[audio:http://lovebryan.com/lafleur/wp-content/uploads/sites/8/2010/04/01-To-Build-A-Home-feat-Patrick-Watson.mp3|titles=BuildAHome]

been thinking a lot about the idea of home lately. first off, this girl colleen who’s writing a book about Americans living abroad came to stay with me for a weekend here in Luxor and she would ask me these interview questions sometimes out of the blue, like in the kitchen while Owen and her were making breakfast, questions about notions of home, living abroad, what it takes to really feel like you are at home. when i was younger i used to love to sit around and relish in discussing such philosophical questions but now I find myself shrinking away in silence. i often let owen take the wheel, running with such questions, happily entertaining our guest and i sit on the floor playing with the cat.

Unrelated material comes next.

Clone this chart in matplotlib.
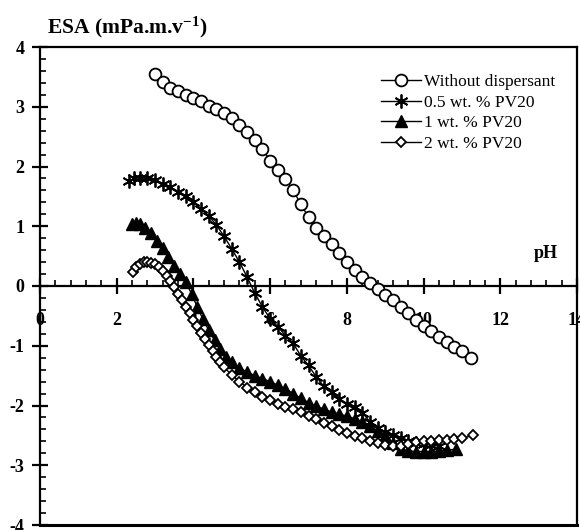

it’s a question i’ve been asking myself for years, living abroad and feeling like i’m missing some essential ingredients in the home recipe. i don’t have that tight-knit group of lady friends or dude friends that i can call up and go to the pub with. i can’t call up my best friend and go out to the cinema to see a flick. as much as we call ourselves friends, the people i know here in egypt I probably will not see me after this job is over. now those sound like cheap shots – i know what you are thinking – you are living abroad, living the dream! oh i know. i feel really lucky to be here. but it is a different life. walking out onto the street, i am not much more than a walking cash machine, a weird haircut, or a target for verbal ping pong. “LUCKY MAN” they shout if one man is walking with more than one lady, “KALESH!” if they want us to get into their horse carriage, “TAX” for a taxi, or “MARKET THIS WAY”, etc, etc. The point I’m trying to make is that although I don’t have a lot of friends here in Luxor, the ones i do have make life possible here. They occasionally allow me that taste of genuine friendship that makes me feel at home again.

there is a certain age at which you start to take notice other people’s lives. happy couples with bright futures. and you start to think about your own future – about domesticity. settling down. Aline and Brahim are French stone masons that met when they were both stuck in the same course at college. they’re engaged. they started reconstructing this old home around September of 2009, working at Karnak temple (where I work) from 6.30am to 1pm and then going home and working their own future home until sundown. They put everything into this place. The unfortunate thing is they were supposed to be on contract with ARCE, the American Research Center in Egypt for at least two years and found out this year that come this April, they’d be out of a job. Not for anything they did wrong, just no more work for them. So they basically had put all of their money and time into this house that they are essentially renting and investing in thinking hell, it’d all be worth it, at least they would have it as their personal paradise for the two years they are here employed by ARCE. In any case, they recently finished the house and yesterday was their last day working at the temple and they have no plans to leave. How could they after all that? So they are renting the place they practically built…

Owen and I both documented the process, which was amazing. They turned this old dilapidated pile of mud brick into a beautiful bohemian home. they threw a party at the conclusion of it all last month, inviting all the workmen back for a goat roast and we put a slideshow on on the roof. it was a beautiful moment, sitting there together with the Egyptian workmen from the temple and the workmen that built the house, with the archeologysts, the Frenchies, the Americans, the stone masons, the whole lot of us together, sitting under the stars on that freshly built rooftop, watching the whole thing happen before our eyes, sharing laughter and drinks and for just one moment we all had the same thought – this really is paradise.